# Task directions
Among the entries that follow, locate the line with "Rebuild this diagram" and the line with "line width=3pt, line". Output those lines and all lines in between, exactly, minus the pictures.

# Data provided

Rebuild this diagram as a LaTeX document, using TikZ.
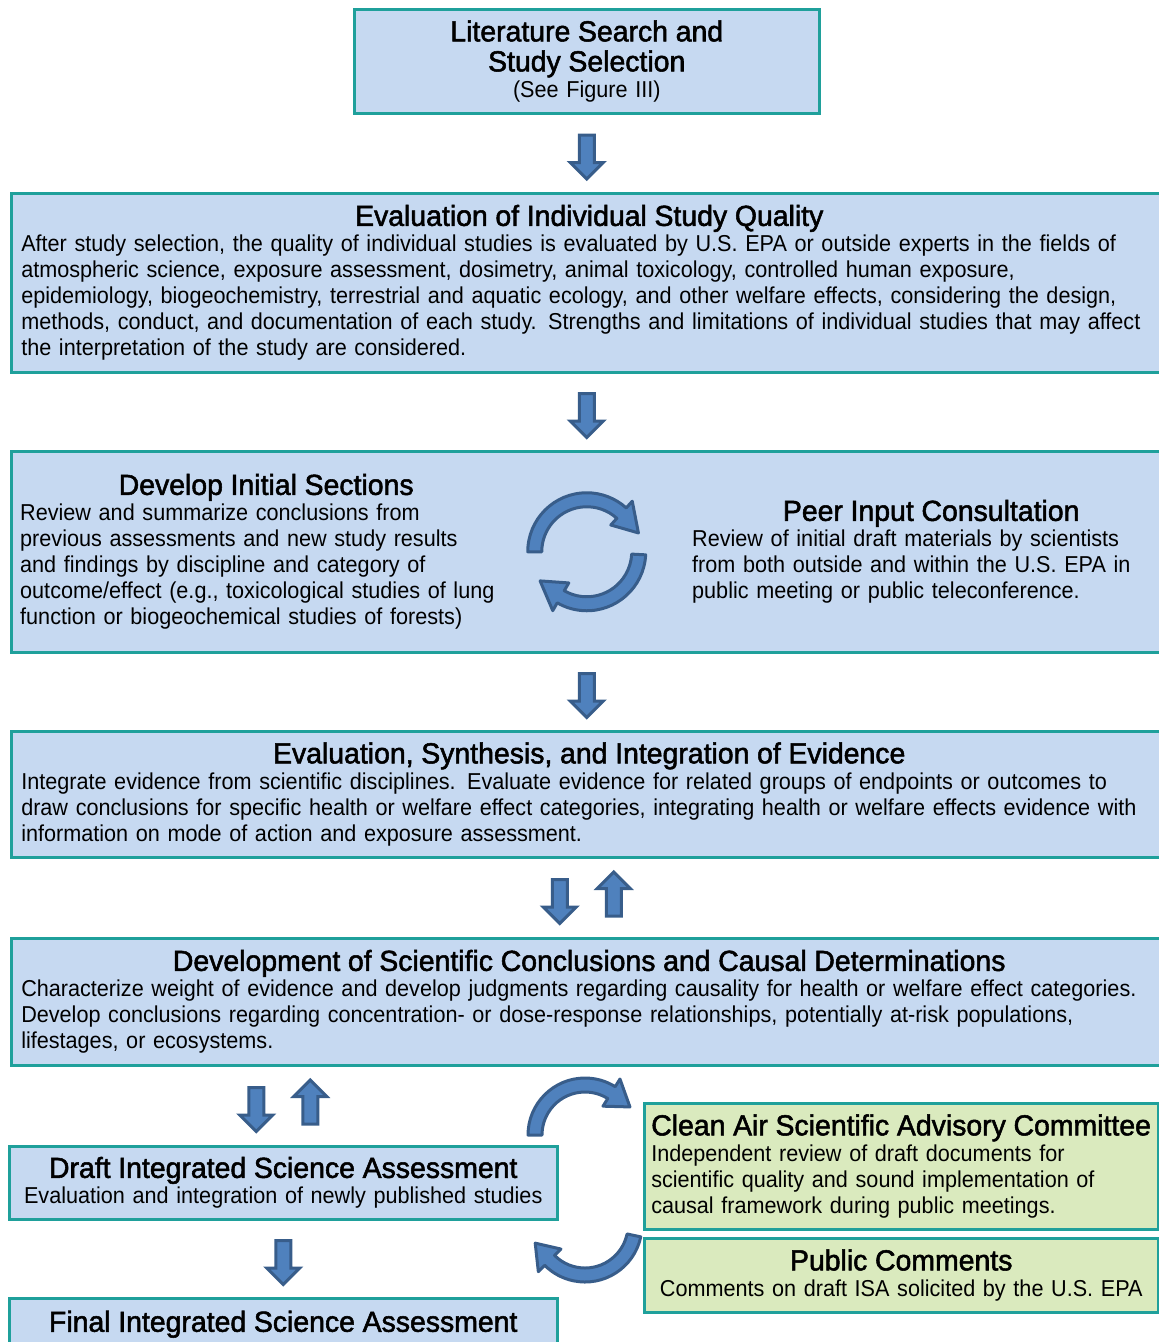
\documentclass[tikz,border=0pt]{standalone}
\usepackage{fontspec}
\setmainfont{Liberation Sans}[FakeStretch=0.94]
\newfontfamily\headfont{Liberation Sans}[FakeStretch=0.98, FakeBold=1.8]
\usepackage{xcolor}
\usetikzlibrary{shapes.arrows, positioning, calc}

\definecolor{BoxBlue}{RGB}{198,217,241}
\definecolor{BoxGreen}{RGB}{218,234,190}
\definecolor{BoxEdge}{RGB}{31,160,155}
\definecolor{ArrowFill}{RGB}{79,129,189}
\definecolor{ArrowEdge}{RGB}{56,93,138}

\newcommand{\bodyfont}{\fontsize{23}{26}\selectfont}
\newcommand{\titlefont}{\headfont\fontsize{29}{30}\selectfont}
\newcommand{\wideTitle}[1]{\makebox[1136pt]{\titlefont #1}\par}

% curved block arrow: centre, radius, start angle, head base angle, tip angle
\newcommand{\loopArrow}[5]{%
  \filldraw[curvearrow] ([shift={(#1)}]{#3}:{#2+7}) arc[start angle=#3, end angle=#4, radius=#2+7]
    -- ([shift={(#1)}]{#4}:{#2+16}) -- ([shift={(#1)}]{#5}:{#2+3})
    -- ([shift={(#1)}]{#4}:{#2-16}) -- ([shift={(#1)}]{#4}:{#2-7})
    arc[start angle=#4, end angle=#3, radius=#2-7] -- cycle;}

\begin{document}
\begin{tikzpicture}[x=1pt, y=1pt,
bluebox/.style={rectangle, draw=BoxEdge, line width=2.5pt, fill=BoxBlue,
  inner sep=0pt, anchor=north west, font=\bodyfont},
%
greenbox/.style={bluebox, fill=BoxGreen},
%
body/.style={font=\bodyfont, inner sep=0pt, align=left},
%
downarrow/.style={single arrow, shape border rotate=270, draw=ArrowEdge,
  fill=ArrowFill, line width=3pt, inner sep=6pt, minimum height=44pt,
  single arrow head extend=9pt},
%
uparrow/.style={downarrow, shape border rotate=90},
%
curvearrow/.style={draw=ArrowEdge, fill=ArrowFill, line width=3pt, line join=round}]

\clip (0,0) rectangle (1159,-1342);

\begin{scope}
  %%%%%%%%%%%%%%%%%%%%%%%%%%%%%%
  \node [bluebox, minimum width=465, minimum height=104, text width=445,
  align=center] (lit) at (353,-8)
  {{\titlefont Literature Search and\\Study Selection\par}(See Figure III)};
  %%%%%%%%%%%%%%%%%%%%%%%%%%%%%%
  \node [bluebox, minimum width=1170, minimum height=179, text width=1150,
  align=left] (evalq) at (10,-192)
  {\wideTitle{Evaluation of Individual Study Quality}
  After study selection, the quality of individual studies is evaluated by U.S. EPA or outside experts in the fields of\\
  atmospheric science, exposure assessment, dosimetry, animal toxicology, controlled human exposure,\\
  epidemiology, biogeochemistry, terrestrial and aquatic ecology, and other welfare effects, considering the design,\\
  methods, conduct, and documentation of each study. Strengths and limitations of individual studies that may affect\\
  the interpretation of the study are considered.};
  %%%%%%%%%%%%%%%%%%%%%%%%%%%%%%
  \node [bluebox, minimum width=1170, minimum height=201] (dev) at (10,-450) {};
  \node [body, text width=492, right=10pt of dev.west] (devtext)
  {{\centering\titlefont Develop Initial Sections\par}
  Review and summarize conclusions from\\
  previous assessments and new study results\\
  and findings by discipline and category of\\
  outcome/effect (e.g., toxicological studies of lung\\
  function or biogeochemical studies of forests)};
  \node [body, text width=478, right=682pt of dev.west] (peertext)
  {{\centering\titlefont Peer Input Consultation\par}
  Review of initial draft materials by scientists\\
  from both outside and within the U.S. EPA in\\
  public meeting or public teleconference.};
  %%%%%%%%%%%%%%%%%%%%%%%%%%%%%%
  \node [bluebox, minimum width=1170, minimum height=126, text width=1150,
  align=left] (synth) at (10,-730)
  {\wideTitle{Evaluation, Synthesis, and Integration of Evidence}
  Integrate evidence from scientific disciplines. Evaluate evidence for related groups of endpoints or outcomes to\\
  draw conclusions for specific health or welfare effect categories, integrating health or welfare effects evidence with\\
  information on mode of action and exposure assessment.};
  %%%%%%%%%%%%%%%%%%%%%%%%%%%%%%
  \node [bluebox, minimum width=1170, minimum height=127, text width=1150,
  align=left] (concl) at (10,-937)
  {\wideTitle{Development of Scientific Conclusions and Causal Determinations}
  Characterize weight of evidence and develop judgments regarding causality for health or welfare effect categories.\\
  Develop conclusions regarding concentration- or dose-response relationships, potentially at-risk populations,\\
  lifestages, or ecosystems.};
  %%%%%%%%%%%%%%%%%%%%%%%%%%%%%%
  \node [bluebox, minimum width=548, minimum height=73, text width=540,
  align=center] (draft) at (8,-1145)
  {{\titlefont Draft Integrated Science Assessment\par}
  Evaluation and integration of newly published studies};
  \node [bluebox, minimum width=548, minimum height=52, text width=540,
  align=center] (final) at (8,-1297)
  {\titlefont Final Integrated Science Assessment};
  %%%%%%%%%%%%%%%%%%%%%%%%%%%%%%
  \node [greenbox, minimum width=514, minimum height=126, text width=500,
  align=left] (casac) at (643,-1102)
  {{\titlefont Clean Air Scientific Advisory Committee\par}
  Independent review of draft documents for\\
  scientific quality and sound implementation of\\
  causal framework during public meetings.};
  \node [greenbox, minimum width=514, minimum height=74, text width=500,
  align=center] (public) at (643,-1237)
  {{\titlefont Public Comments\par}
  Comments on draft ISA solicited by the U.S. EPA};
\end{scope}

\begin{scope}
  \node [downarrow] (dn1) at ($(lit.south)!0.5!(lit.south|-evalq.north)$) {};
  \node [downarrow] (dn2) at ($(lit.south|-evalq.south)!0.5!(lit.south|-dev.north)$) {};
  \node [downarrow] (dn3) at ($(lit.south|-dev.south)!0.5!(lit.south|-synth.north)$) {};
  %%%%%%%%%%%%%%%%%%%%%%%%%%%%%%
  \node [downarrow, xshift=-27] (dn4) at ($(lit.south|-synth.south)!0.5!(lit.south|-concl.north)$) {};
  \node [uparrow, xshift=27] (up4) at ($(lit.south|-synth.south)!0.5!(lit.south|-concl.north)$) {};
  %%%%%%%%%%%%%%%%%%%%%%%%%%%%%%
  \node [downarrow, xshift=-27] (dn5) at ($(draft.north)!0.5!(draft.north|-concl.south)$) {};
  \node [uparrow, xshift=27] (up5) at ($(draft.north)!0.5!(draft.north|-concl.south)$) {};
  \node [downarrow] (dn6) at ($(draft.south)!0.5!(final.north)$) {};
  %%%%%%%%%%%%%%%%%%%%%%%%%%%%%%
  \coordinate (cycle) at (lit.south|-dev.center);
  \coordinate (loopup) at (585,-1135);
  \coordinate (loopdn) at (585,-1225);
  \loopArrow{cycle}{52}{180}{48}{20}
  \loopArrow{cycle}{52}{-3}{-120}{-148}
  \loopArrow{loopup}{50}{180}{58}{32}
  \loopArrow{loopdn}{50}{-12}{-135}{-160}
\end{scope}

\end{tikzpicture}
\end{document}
--
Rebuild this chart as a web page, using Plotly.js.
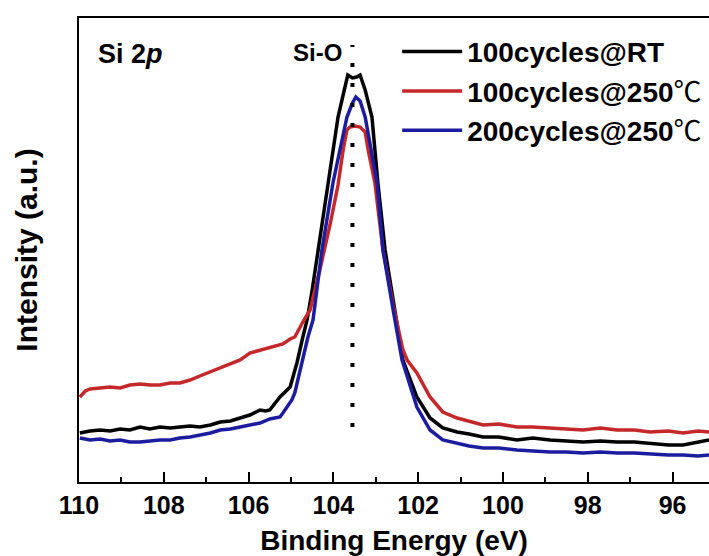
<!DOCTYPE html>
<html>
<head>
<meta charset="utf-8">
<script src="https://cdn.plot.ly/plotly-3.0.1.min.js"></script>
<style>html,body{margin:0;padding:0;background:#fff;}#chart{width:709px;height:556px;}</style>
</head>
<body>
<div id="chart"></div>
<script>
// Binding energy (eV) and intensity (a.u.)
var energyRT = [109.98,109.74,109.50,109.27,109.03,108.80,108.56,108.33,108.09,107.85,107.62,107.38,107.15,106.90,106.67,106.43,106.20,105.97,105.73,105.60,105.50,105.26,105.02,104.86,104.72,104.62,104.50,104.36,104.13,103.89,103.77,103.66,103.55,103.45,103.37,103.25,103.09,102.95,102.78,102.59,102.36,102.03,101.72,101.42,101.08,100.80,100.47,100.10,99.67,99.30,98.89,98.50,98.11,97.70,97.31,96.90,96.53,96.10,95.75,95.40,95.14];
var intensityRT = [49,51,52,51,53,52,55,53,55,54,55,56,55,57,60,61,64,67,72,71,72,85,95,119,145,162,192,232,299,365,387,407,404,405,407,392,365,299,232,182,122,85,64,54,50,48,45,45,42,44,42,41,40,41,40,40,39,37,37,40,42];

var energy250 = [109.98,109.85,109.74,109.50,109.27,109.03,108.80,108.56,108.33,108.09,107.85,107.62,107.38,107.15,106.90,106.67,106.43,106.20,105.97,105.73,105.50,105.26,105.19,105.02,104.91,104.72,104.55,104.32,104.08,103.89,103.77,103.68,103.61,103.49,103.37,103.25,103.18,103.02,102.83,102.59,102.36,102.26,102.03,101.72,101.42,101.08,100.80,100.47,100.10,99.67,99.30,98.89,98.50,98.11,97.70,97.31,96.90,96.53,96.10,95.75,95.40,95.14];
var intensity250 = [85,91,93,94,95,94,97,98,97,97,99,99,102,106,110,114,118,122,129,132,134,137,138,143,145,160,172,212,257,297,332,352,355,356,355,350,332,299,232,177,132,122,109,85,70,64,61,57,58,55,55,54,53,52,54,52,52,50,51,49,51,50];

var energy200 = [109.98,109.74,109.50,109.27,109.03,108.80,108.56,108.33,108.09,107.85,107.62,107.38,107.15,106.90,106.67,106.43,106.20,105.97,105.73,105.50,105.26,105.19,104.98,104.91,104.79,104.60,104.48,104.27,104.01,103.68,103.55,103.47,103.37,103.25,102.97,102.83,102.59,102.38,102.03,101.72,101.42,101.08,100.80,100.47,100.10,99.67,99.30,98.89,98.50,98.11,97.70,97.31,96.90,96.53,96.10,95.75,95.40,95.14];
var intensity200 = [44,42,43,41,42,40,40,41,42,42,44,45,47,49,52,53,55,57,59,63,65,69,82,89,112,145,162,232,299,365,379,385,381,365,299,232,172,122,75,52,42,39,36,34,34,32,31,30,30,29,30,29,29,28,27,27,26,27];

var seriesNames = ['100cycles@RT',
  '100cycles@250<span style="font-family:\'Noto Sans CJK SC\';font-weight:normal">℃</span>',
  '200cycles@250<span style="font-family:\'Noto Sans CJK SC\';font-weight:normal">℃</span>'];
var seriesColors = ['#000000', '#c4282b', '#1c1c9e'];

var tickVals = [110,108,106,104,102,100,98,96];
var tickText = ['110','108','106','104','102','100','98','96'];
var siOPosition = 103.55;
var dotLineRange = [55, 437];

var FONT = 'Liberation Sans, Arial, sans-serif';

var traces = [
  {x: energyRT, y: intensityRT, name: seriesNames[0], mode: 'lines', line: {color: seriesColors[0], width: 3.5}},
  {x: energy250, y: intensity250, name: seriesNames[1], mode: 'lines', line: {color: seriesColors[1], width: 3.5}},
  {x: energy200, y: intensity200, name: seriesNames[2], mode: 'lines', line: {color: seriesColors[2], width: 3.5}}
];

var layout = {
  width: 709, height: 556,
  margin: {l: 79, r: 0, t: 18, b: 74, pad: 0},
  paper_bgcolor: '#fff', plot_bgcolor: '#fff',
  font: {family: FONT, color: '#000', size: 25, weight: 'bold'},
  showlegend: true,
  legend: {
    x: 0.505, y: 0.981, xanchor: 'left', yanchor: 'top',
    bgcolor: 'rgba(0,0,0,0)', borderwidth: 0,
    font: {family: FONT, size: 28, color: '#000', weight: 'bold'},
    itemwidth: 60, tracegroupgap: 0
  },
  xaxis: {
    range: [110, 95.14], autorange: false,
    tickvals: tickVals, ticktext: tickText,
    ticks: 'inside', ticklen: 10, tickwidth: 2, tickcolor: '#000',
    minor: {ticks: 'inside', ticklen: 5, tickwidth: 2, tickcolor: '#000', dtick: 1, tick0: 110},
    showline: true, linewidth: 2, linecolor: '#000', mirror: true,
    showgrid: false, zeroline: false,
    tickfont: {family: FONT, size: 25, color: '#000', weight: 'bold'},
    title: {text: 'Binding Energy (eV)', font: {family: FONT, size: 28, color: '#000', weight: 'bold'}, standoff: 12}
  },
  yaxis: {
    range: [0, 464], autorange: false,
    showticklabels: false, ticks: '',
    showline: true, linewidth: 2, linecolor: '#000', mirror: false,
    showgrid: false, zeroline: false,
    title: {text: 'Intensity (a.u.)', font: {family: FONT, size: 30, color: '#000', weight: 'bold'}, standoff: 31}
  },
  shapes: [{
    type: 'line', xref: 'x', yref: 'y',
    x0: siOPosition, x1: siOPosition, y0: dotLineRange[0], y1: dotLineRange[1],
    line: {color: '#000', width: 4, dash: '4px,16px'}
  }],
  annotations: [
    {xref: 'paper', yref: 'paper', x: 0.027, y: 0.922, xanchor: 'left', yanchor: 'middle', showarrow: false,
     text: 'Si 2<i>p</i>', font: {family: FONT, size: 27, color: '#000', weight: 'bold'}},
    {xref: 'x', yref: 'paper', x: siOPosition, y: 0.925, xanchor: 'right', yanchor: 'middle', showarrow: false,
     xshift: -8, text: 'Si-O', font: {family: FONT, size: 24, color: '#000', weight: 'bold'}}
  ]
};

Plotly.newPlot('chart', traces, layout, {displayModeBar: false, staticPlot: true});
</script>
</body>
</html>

# Exercise solution
Rebuild this diagram as a LaTeX document, using TikZ.
\documentclass[tikz,border=0pt]{standalone}
\usepackage{fontspec}
\setmainfont{Liberation Sans}[FakeStretch=0.94]
\newfontfamily\headfont{Liberation Sans}[FakeStretch=0.98, FakeBold=1.8]
\usepackage{xcolor}
\usetikzlibrary{shapes.arrows, positioning, calc}

\definecolor{BoxBlue}{RGB}{198,217,241}
\definecolor{BoxGreen}{RGB}{218,234,190}
\definecolor{BoxEdge}{RGB}{31,160,155}
\definecolor{ArrowFill}{RGB}{79,129,189}
\definecolor{ArrowEdge}{RGB}{56,93,138}

\newcommand{\bodyfont}{\fontsize{23}{26}\selectfont}
\newcommand{\titlefont}{\headfont\fontsize{29}{30}\selectfont}
\newcommand{\wideTitle}[1]{\makebox[1136pt]{\titlefont #1}\par}

% curved block arrow: centre, radius, start angle, head base angle, tip angle
\newcommand{\loopArrow}[5]{%
  \filldraw[curvearrow] ([shift={(#1)}]{#3}:{#2+7}) arc[start angle=#3, end angle=#4, radius=#2+7]
    -- ([shift={(#1)}]{#4}:{#2+16}) -- ([shift={(#1)}]{#5}:{#2+3})
    -- ([shift={(#1)}]{#4}:{#2-16}) -- ([shift={(#1)}]{#4}:{#2-7})
    arc[start angle=#4, end angle=#3, radius=#2-7] -- cycle;}

\begin{document}
\begin{tikzpicture}[x=1pt, y=1pt,
bluebox/.style={rectangle, draw=BoxEdge, line width=2.5pt, fill=BoxBlue,
  inner sep=0pt, anchor=north west, font=\bodyfont},
%
greenbox/.style={bluebox, fill=BoxGreen},
%
body/.style={font=\bodyfont, inner sep=0pt, align=left},
%
downarrow/.style={single arrow, shape border rotate=270, draw=ArrowEdge,
  fill=ArrowFill, line width=3pt, inner sep=6pt, minimum height=44pt,
  single arrow head extend=9pt},
%
uparrow/.style={downarrow, shape border rotate=90},
%
curvearrow/.style={draw=ArrowEdge, fill=ArrowFill, line width=3pt, line join=round}]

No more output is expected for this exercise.